As President Trump promised during his campaign for president in 2016, he stood up to China by renegotiating trade deals and imposing tariffs to directly counter unfair trade practices by the Chinese. These tariffs worked. In conjunction with the passage of the Tax Cuts and Jobs Act, President Trump was successful in bringing manufacturing jobs back to the United States and putting immense pressure on China to play fair. Luckily for China, they weathered the storm through the presidential election and are now dealing with President Joe Biden, who on the campaign trail loudly denounced President Trump’s tariffs, claiming they would only hurt the American economy and businesses.
What you haven’t heard is that despite his strong criticism for President Trump’s tariffs on Chinese goods, President Biden has not removed them. Secretary of Commerce Gina Raimondo has called his tariffs “effective” and U.S. Trade Representative Katherine Tai has publicly stated that she has no plans to change President Trump’s trade policy on China. This is a complete turnaround from what President Biden stated on the campaign trail.
But we are only a few months into the Biden presidency, will he make good on his promise and end the tariffs on China? I have encouraged him to leave these policies in place. The United States currently runs a $310 billion trade deficit to China, making us a significant source of wealth for the Communist Chinese government and fueling China’s economic growth. While China remains a significant trade partner, President Trump’s tariffs have reduced the trade deficit by over $100 billion from its high of $419 billion. This is a significant hit to a tyrannical regime that uses these funds to cheat other countries, commit human rights atrocities, and buy influence with our adversaries. It is also a significant boost for American manufacturing and trade with allies as $100 billion worth of goods is now being manufactured here at home, or being acquired from a more friendly country.
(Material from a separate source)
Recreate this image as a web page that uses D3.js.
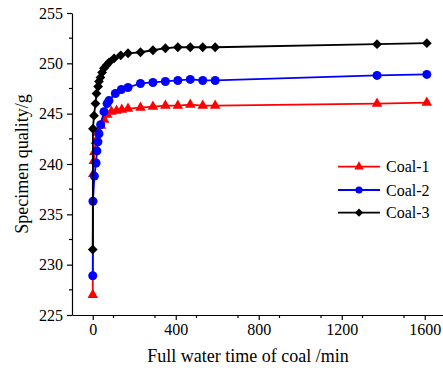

To put it simply, China is a bad actor. The Obama Administration rewarded China’s bad behavior by regularly rolling over to their demands and supporting a high corporate tax rate. These policies opened the door for U.S. businesses to move jobs to China and other more competitive economies. President Trump’s thoughtful policies finally put the Communist Chinese regime on its heels and demonstrated that the United States was through with their antics. There was a new sheriff in town and Beijing didn’t like it. During his campaign, President Biden said everything that China wanted to hear, and their man got elected. If President Biden keeps his campaign promises, we can expect a stronger and more resilient Chinese economy and a more emboldened Chinese regime.